• **Problem**
Reproduce exactly the lines below, from the first one through the line containing "(9pt,-7pt) rectangle (1204pt,-797pt);", and omit any pictures.

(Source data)
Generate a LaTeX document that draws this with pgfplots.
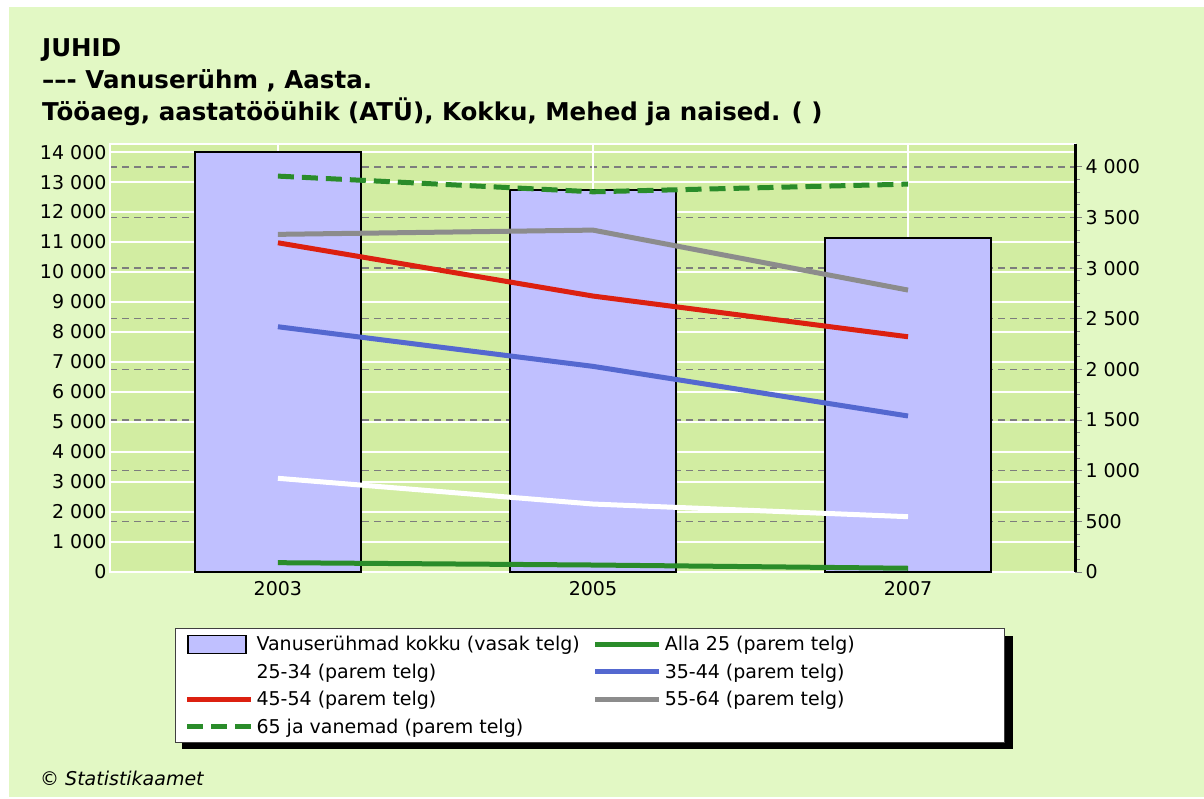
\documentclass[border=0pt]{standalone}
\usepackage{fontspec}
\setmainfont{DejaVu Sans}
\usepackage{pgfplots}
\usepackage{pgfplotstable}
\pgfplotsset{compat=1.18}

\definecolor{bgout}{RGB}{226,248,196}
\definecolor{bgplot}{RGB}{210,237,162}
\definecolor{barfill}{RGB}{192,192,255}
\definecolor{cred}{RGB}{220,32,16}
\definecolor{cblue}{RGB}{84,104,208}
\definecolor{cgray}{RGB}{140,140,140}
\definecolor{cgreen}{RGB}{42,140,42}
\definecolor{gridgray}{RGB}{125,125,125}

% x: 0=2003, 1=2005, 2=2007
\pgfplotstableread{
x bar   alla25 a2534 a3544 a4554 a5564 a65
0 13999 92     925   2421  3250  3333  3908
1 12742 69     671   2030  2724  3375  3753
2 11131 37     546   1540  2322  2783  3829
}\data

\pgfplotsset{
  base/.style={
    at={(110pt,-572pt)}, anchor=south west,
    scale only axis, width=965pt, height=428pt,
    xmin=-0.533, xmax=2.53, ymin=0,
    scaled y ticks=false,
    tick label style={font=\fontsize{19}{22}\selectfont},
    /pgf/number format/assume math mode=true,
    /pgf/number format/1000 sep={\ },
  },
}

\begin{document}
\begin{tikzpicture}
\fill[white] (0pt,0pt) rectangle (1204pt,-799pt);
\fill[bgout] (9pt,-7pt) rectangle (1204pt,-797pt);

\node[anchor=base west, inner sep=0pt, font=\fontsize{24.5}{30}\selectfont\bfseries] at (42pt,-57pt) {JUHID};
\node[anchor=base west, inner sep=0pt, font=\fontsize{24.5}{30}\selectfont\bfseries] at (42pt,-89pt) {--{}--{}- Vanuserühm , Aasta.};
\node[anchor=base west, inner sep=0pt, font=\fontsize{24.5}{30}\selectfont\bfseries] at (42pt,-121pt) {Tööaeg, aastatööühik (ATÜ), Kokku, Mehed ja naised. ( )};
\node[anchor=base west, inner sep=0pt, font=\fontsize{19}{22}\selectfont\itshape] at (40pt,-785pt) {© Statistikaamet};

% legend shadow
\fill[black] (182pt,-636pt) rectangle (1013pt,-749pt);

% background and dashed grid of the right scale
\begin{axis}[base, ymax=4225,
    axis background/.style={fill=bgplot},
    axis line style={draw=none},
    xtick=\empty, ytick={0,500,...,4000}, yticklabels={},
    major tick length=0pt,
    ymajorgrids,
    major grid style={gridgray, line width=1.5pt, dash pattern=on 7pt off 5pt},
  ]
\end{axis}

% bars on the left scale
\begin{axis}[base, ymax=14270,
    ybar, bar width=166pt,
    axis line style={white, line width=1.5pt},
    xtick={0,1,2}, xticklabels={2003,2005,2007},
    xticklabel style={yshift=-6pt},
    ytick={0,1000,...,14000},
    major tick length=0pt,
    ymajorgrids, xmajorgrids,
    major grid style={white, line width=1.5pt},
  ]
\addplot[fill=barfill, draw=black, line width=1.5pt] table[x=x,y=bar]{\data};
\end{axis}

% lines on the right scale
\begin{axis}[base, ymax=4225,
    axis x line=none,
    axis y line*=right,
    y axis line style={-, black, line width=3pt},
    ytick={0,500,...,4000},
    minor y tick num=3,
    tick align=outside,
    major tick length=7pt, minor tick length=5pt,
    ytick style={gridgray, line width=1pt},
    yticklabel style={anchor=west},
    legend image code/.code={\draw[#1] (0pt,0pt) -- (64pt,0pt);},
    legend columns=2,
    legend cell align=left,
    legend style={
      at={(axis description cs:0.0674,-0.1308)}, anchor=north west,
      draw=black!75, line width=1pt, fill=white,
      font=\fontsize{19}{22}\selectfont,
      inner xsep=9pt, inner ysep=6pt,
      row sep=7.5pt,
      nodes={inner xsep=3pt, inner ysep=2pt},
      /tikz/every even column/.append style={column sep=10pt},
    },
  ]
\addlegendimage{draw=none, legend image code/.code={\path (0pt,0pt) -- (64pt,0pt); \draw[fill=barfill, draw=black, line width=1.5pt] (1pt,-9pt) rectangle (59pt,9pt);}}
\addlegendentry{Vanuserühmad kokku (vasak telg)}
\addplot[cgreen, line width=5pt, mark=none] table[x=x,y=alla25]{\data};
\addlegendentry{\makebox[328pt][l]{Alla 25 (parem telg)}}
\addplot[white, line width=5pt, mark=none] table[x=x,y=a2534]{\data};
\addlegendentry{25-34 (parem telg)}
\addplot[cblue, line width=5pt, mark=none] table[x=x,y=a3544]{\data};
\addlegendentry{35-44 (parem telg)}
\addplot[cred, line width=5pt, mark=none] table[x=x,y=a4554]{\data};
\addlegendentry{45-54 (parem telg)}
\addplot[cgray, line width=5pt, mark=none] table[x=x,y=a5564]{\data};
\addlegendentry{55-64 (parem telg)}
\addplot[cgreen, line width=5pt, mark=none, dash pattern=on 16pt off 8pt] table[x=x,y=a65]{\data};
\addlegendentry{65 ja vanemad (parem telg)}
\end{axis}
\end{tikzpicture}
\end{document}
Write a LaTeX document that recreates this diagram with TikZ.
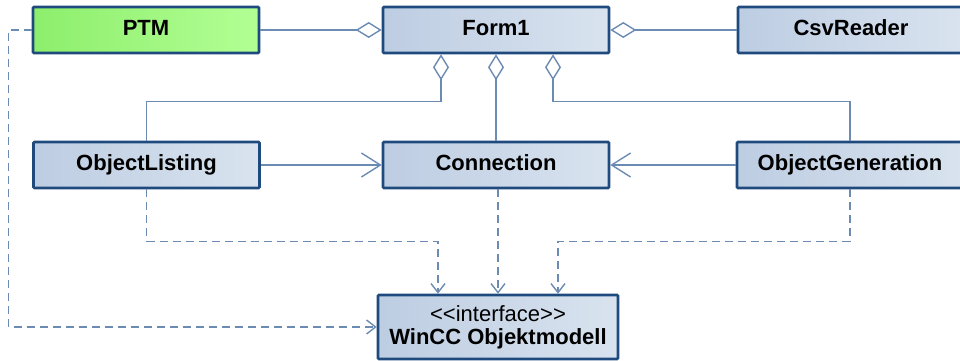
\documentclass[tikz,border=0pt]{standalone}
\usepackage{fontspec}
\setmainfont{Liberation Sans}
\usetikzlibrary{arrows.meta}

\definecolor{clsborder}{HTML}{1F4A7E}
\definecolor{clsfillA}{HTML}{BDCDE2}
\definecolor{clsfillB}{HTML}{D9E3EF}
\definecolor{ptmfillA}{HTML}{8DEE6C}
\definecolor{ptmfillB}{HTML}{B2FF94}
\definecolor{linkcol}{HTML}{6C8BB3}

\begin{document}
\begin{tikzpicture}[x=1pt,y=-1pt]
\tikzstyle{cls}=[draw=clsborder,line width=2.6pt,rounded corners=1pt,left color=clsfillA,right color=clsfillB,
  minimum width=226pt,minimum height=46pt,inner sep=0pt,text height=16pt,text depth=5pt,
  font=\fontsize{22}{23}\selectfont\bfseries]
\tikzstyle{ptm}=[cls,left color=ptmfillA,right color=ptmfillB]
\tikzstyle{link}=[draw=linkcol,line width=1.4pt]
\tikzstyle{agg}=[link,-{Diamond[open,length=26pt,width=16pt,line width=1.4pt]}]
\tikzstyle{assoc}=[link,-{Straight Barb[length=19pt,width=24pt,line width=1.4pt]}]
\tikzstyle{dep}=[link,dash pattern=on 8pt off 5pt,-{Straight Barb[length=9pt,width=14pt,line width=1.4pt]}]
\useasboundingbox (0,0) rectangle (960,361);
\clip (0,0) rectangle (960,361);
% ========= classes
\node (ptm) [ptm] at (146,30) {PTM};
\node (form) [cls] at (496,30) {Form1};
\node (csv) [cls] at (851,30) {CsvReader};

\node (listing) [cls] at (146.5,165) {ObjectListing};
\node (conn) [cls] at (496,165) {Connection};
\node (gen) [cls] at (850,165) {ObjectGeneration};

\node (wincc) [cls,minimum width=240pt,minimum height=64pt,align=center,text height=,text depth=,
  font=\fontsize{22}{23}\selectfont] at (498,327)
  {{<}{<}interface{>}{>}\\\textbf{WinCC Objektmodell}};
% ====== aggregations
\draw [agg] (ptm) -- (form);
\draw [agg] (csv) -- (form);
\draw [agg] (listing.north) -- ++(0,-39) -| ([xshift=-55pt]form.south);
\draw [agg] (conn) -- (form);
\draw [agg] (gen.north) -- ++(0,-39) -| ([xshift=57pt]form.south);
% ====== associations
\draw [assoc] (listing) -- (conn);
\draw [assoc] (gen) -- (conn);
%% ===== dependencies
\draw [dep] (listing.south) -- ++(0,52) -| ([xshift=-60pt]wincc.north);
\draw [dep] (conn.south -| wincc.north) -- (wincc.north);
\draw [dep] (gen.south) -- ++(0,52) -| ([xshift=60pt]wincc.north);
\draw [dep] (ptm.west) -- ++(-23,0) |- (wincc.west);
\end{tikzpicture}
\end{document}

• **Answer to the task**
Generate a LaTeX document that draws this with pgfplots.
\documentclass[border=0pt]{standalone}
\usepackage{fontspec}
\setmainfont{DejaVu Sans}
\usepackage{pgfplots}
\usepackage{pgfplotstable}
\pgfplotsset{compat=1.18}

\definecolor{bgout}{RGB}{226,248,196}
\definecolor{bgplot}{RGB}{210,237,162}
\definecolor{barfill}{RGB}{192,192,255}
\definecolor{cred}{RGB}{220,32,16}
\definecolor{cblue}{RGB}{84,104,208}
\definecolor{cgray}{RGB}{140,140,140}
\definecolor{cgreen}{RGB}{42,140,42}
\definecolor{gridgray}{RGB}{125,125,125}

% x: 0=2003, 1=2005, 2=2007
\pgfplotstableread{
x bar   alla25 a2534 a3544 a4554 a5564 a65
0 13999 92     925   2421  3250  3333  3908
1 12742 69     671   2030  2724  3375  3753
2 11131 37     546   1540  2322  2783  3829
}\data

\pgfplotsset{
  base/.style={
    at={(110pt,-572pt)}, anchor=south west,
    scale only axis, width=965pt, height=428pt,
    xmin=-0.533, xmax=2.53, ymin=0,
    scaled y ticks=false,
    tick label style={font=\fontsize{19}{22}\selectfont},
    /pgf/number format/assume math mode=true,
    /pgf/number format/1000 sep={\ },
  },
}

\begin{document}
\begin{tikzpicture}
\fill[white] (0pt,0pt) rectangle (1204pt,-799pt);
\fill[bgout] (9pt,-7pt) rectangle (1204pt,-797pt);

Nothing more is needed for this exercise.